**WHAT YOU ARE ASKED TO DO**.
Leave out the pictures and retype only the lines from the opening line to the line that holds "(0,0) rectangle (552,734);", both ends included.

**DATA SHOWN**.
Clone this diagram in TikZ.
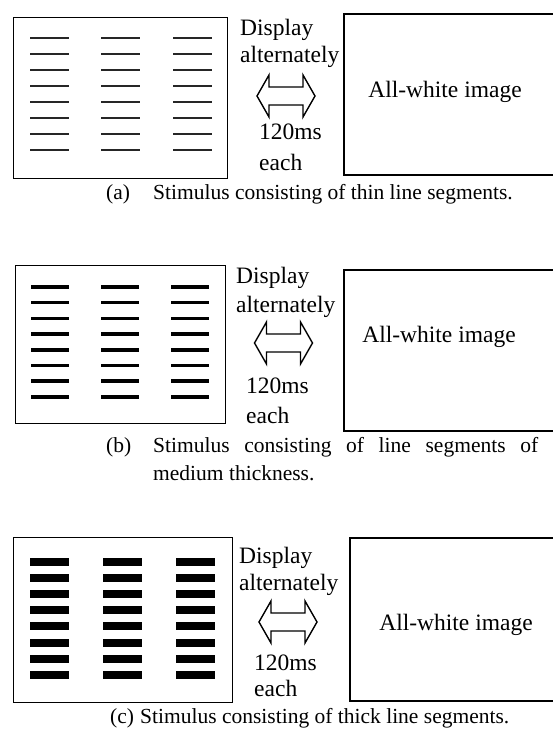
\documentclass[tikz,border=0pt]{standalone}
\usepackage{fontspec}
\setmainfont{Liberation Serif}

\begin{document}
\begin{tikzpicture}[x=1pt,y=-1pt,
  lbl/.style={inner sep=0pt, anchor=west, font=\fontsize{23.5}{26}\selectfont},
  captext/.style={inner sep=0pt, anchor=west, font=\fontsize{21.5}{24}\selectfont},
  stimbox/.style={draw, line width=1.3pt, inner sep=0pt, anchor=north west},
  whitebox/.style={draw, line width=2.4pt, inner sep=0pt, anchor=north west},
  altarrow/.style={draw, line width=1.4pt, line join=miter},
  thinbar/.style={black!85, line width=2pt},
  midbar/.style={black, line width=3.5pt},
  thickbar/.style={black, line width=8pt}]
\useasboundingbox (0,0) rectangle (552,734);

\node[stimbox, minimum width=214pt, minimum height=161pt] (stimA) at (13,17) {};
\node[whitebox, minimum width=230pt, minimum height=161pt] (whiteA) at (343,13) {};
\foreach \c in {30,101,173} \foreach \r in {0,...,7} \draw[thinbar] (\c,{38+16*\r}) -- ++(39,0);
\coordinate (swA) at (286,96);
\draw[altarrow] (swA) ++(-29,0) -- ++(12,21) -- ++(0,-12) -- ++(34,0) -- ++(0,12) -- ++(12,-21) -- ++(-12,-21) -- ++(0,12) -- ++(-34,0) -- ++(0,-12) -- cycle;
\node[lbl] (dispA) at (240,30) {Display};
\node[lbl] (altA) at (240,57) {alternately};
\node[lbl] (msA) at (259,132) {120ms};
\node[lbl] (eachA) at (259,162) {each};
\node[lbl, anchor=center] (allA) at (445,92) {All-white image};
\node[captext] (capA) at (106,194) {(a)};
\node[captext] (capAt) at (153,194) {Stimulus consisting of thin line segments.};

\node[stimbox, minimum width=210pt, minimum height=158pt] (stimB) at (15,265) {};
\node[whitebox, minimum width=230pt, minimum height=161pt] (whiteB) at (343,269) {};
\foreach \c in {31,101,171} \foreach \r in {0,...,7} \draw[midbar] (\c,{287+15.7*\r}) -- ++(38,0);
\coordinate (swB) at (283.5,343);
\draw[altarrow] (swB) ++(-29,0) -- ++(12,21) -- ++(0,-12) -- ++(34,0) -- ++(0,12) -- ++(12,-21) -- ++(-12,-21) -- ++(0,12) -- ++(-34,0) -- ++(0,-12) -- cycle;
\node[lbl] (dispB) at (236,278) {Display};
\node[lbl] (altB) at (236,307) {alternately};
\node[lbl] (msB) at (246,386) {120ms};
\node[lbl] (eachB) at (246,415) {each};
\node[lbl, anchor=center] (allB) at (439,337) {All-white image};
\node[captext] (capB) at (106,447) {(b)};
\node[captext] (capBt) at (153,447) {\hbox to 385pt{Stimulus\hfill consisting\hfill of\hfill line\hfill segments\hfill of}};
\node[captext] (capBu) at (153,473) {medium thickness.};

\node[stimbox, minimum width=219pt, minimum height=165pt] (stimC) at (13,537) {};
\node[whitebox, minimum width=224pt, minimum height=163pt] (whiteC) at (349,537) {};
\foreach \c in {30,103,176} \foreach \r in {0,...,7} \draw[thickbar] (\c,{562+16.1*\r}) -- ++(39,0);
\coordinate (swC) at (288,622);
\draw[altarrow] (swC) ++(-29,0) -- ++(12,21) -- ++(0,-12) -- ++(34,0) -- ++(0,12) -- ++(12,-21) -- ++(-12,-21) -- ++(0,12) -- ++(-34,0) -- ++(0,-12) -- cycle;
\node[lbl] (dispC) at (239,558) {Display};
\node[lbl] (altC) at (239,585) {alternately};
\node[lbl] (msC) at (254,663) {120ms};
\node[lbl] (eachC) at (254,688) {each};
\node[lbl, anchor=center] (allC) at (456,625) {All-white image};
\node[captext] (capC) at (110,718) {(c)};
\node[captext] (capCt) at (140,718) {Stimulus consisting of thick line segments.};
\end{tikzpicture}
\end{document}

**FULL SOLUTION**.
Clone this diagram in TikZ.
\documentclass[tikz,border=0pt]{standalone}
\usepackage{fontspec}
\setmainfont{Liberation Serif}

\begin{document}
\begin{tikzpicture}[x=1pt,y=-1pt,
  lbl/.style={inner sep=0pt, anchor=west, font=\fontsize{23.5}{26}\selectfont},
  captext/.style={inner sep=0pt, anchor=west, font=\fontsize{21.5}{24}\selectfont},
  stimbox/.style={draw, line width=1.3pt, inner sep=0pt, anchor=north west},
  whitebox/.style={draw, line width=2.4pt, inner sep=0pt, anchor=north west},
  altarrow/.style={draw, line width=1.4pt, line join=miter},
  thinbar/.style={black!85, line width=2pt},
  midbar/.style={black, line width=3.5pt},
  thickbar/.style={black, line width=8pt}]
\useasboundingbox (0,0) rectangle (552,734);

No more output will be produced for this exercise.